Christoph Prégardien

Extraordinaire concert de chant à Leut, la semaine dernière, avec le ténor allemand Christoph Prégardien, que je considère comme un des plus grands chanteurs que je connaisse. En fait je ne le connais que par l’enregistrement de Winterreise (Voyage d’hiver), le formidable cycle de Lieder de Schubert — ce qui n’est déjà pas si mal et cela me comble tellement que je n’avais pas encore pensé à écouter d’autres enregistrements de lui.
Sa voix est extraordinairement homogène, claire, à la fois douce et forte. Du grave à l’aigu, le timbre ne change pas, dépouillé de tout effet de couleur ou de dramatisation. Le seul artifice, si l’on peut dire, c’est le volume.
Je ne connaissais que mal le cycle de la Belle Meunière, die Schöne Müllerin, qu’il a chanté ce soir-là et cette découverte a été à la mesure de mes attentes. Prégardien transfigure la beauté des Lieder de Schubert en en soulignant la musculature ferme et élastique. Pas une once de graisse, mais un cliquetis poétique parfaitement calibré. Comme une scrutation vétilleuse de la mécanique de l’âme humaine par un horloger impitoyable mais juste.
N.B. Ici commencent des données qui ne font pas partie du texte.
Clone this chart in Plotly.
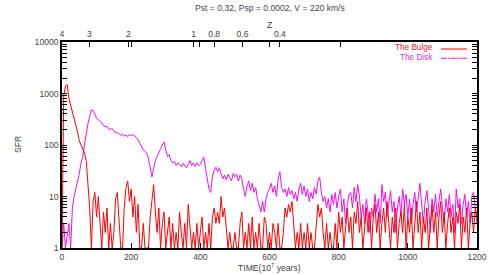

Autre découverte étonnante : l’accompagnateur Michael Gees, pianiste partenaire, dynamique en diable, mais discret quand il le faut. Je ne connaissais pas l’oeuvre et ne saurais donc dire si ce que le pianiste a joué était exactement ce qu’a écrit Schubert, et je n’en doute pas d’ailleurs, mais si on me disait que de temps en temps il improvisait des passages, je n’en serais pas surpris, tant son jeu rayonne de spontanéité.

Cristoph Prégardien & Michael Gees
Tout ça à 10 minutes de chez moi ! Quand on voit le calendrier de concerts du chanteur sur son site, on mesure la chance que l’on a de le voir à Maasmechelen qui est bien mentionné, entre Tokyo, New-York et Londres !
Comme le concert se déroulait dans la petite église et non au château de Leut, et que je suis arrivé un peu tard, j’ai eu à souffrir au dernier rang de la réverbération naturelle de l’édifice. Comme souvent dans ces cas-là, je mets mes mains en coquille sur mes oreilles pour favoriser les ondes directes et filtrer le plus possible d’ondes réfléchies. C’est fatigant, mais ça marche bien, car l’image sonore obtenue « avec les mains en conques sur les oreilles » est beaucoup plus précise que sans.
J’ai cependant observé un phénomène curieux au fil du concert. Au début, la différence entre l’écoute avec ou sans les mains est très forte. Chaque fois que j’enlève les mains, la réverbération noie les détails. Dès que je remets les mains, c’est comme si je me rapprochais de 10 mètres du chanteur et tout redevient net. Mais curieusement après une quarantaine de minutes, cette différence paraissait de moins en moins sensible, comme si l’oreille s’habituait ou se fatiguait.